一方日本は、現在世界13位と後れをとっています。国別導入実績を見ると、日本もそれなりに伸びてはいるのですが、世界市場拡大の猛烈なスピードに追い付いていけないというのが現状です。2012年は、国の10年間の導入目標300万kWの最終年にあたる節目の年でしたが、247万kWと、目標の8割程度しか達成できませんでした。では、今後どのくらいの目標を立てていくのかということですが、これがまだはっきりしていません。

 

日本の風力発電導入実績(10kW以上)  出展:NEDO

 

風力発電を普及させた国の多くでは、まずは自分の国のマーケットを拡大し、そこで自国の風車メーカーを育成し、さらには輸出産業まで発展させていくという戦略をとってきました。
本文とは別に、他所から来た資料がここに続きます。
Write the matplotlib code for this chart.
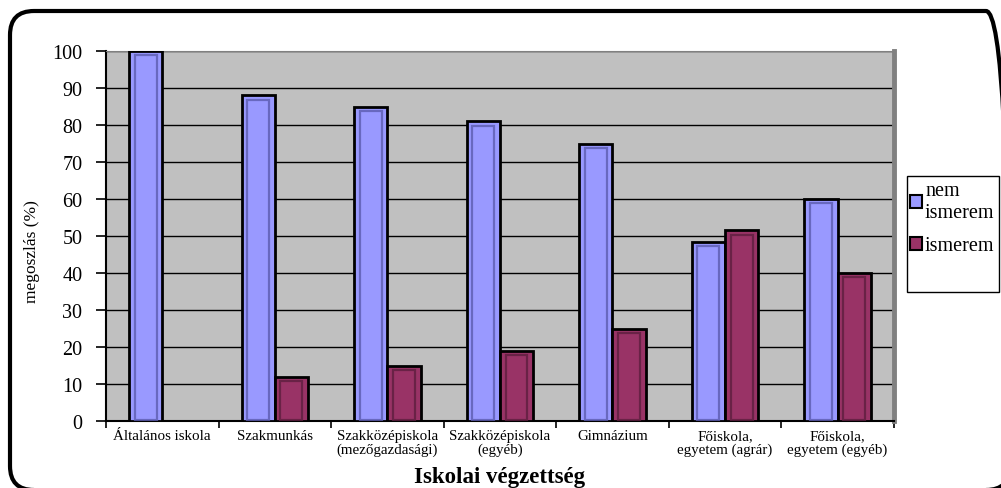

世界でベスト10に入っているデンマーク、ドイツ、スペインやインド、韓国も同じ道を歩んでいます。日本は、風車メーカーの数が少ないということもありますが、日本市場では国内メーカーが累積ベースで2~3割しか占めていません(単年度では7割以上を占めた年もあります)。残りは海外メーカーであるデンマークのヴェスタス、米国のGE、ドイツのエネルコンなどが占めています。